8. East-west scale and observability¶
At scale, east-west (pod-to-pod, service-to-service) traffic dwarfs north-south, and it is where the dataplane choices above pay off or bite.
- LB efficiency dominates — every east-west call hits the service dataplane. O(n) iptables chains multiply that cost across the whole cluster; O(1) eBPF LB keeps it flat. This is the single biggest scale lever.
- Conntrack is a shared, finite resource — high east-west connection rates (short-lived RPCs, retries, health checks) fill
nf_conntrack. Socket-level LB and connection reuse (keep-alive, HTTP/2, mesh pooling) reduce pressure; monitor conntrack utilization as a first-class metric. - Observability without a proxy tax — traditionally, L7 visibility meant a sidecar on every hop. eBPF-based flow observability (e.g. Cilium's Hubble) exposes L3–L7 flows, drops, and policy verdicts from the kernel path without per-pod proxies, so you can answer "which identity talked to which, and what did policy do" at scale without doubling your footprint.
- Policy verdict visibility — at scale, a dropped connection is often a policy misconfiguration, not a network fault. A dataplane that surfaces why a packet was allowed or denied (identity, rule, L7 verb) turns hours of tcpdump into a single query. Treat this as a design requirement, not an afterthought.

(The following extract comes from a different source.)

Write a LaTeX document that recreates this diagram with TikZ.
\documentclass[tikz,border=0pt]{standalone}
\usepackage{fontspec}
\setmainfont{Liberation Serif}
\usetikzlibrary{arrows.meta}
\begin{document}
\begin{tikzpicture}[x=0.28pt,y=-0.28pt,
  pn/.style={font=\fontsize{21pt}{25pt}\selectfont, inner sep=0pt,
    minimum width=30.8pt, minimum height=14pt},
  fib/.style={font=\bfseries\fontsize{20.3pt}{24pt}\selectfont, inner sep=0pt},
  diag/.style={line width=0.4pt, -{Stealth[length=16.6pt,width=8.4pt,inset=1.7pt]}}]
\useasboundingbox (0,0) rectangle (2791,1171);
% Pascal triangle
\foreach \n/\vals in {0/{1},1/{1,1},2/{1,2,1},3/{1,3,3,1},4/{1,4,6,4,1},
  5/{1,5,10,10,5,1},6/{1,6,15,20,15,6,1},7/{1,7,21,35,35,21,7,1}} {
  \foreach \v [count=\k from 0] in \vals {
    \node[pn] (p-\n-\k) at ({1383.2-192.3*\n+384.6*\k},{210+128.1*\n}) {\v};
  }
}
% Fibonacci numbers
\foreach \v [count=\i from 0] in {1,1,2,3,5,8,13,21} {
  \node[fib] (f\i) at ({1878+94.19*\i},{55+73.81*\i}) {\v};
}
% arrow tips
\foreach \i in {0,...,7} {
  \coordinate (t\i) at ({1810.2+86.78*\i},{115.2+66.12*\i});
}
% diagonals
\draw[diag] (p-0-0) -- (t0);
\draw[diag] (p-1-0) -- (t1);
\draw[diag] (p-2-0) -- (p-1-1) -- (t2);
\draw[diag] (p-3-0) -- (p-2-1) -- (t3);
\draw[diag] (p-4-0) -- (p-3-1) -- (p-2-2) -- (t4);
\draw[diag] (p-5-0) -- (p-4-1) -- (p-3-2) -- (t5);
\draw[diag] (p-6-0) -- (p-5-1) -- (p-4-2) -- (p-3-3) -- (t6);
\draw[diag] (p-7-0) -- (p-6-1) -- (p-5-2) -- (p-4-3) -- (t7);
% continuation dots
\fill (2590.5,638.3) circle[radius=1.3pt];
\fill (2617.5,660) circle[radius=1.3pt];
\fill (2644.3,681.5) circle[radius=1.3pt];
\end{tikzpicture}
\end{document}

The through-line: at east-west scale, the dataplane's algorithmic complexity, conntrack behavior, and built-in observability are the properties that decide whether the network stays healthy and debuggable — which is exactly why the eBPF-vs-iptables and identity-vs-IP decisions from earlier sections converge here.
9. Decision checklist¶
- Is my fabric routable for pod IPs? If yes and IP budget allows → prefer underlay/routed (no encap, no MTU trap, fabric-native visibility). If no → overlay, and set MTU explicitly.
- Did I subtract encap overhead from MTU? ~50B for VXLAN. Verify large transfers, not just small requests. Consider jumbo frames.
- Will iptables blow up at my Service/endpoint/churn levels? If yes → eBPF, kube-proxy-free.
- Is policy heavy and churn high? → identity-based enforcement over IP-based.
- Do I run a mesh? Define who terminates mTLS, count the proxy hops, and re-check MTU for encap-on-encap. Prefer a shared dataplane where possible.
- Multi-cluster/cross-cloud? Non-overlapping CIDRs up front; pick one owner for cross-boundary encryption; keep traffic local by default.
- Can I see policy verdicts and flows at scale without a per-pod proxy tax?